2. Lain halnya dengan penelitian yang dilakukan oleh Cipto dan Kuncoro (2010), dalam penelitiannya yang juga mengangkat topik tentang konformitas dan perilaku minum-minuman keras. Diperoleh hasil, bahwa terdapat hubungan yang signifikan antara harga diri dan konformitas terhadap kelompok dengan perilaku minum minuman beralkohol pada remaja, sehingga remaja memiliki kecenderungan yang tinggi untuk conform dengan kelompok dan berperilaku sama. Dan tingkat harga diri yang rendah menjadikan remaja juga conform terhadap kelompok untuk berperilaku sama.
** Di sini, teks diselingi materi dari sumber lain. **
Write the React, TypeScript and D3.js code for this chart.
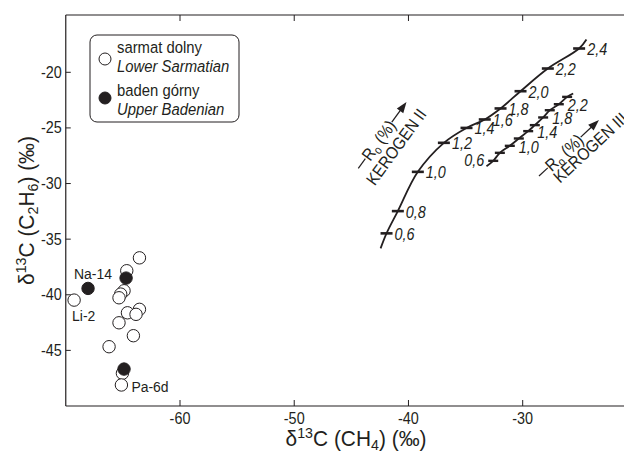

3. Sedangkan penelitiannya yang dilakukan oleh Atwoli (2011), didapatkan hasil yaitu bahwa kelaziman penggunaan zat adiktif semacam alkohol diantara pelajar di Eldoret sangat tinggi dan menyebabkan permasalahan secara fisik dan psikososial dalam populasi. Di mana 75,1% penggunaan zat adiktif tersebut diperkenalkan oleh teman sebaya.
4. Begitu juga penelitian yang dilakukan oleh Weitzman (2003), di mana dalam penelitiannya didapatkan bahwa pesta minuman keras diantara pelajar dapat diperoleh maupun dihindari. Namun lingkungan sekitar juga mempengaruhi pelajar untuk berpesta minuman keras. Diantaranya lingkungan sosial, pemukiman tempat tinggal dan swalayan disekitarnya, di mana minum-minuman keras merupakan hal yang lazim, murahnya harga alkohol dan mudahnya akses terhadap alkohol.
28
Berdasarkan beberapa penelitian di atas, di mana dalam penelitian di atas lebih banyak berfokus pada beberapa dari variabel yang hendak diangkat oleh peneliti. Oleh karena itu, topik ini layak untuk di teliti untuk mengetahui hubungan antara konformitas, dan kesadaran hukum dengan perilaku minum minuman keras pada remaja yang suka kongkow di Kendari Beach (KeBi). Dikarenakan belum ada yang melakukan penelitian ini, maka penelitian yang dilakukan oleh penulis adalah asli, sehingga keaslian penelitiannya dapat dipertanggungjawabkan.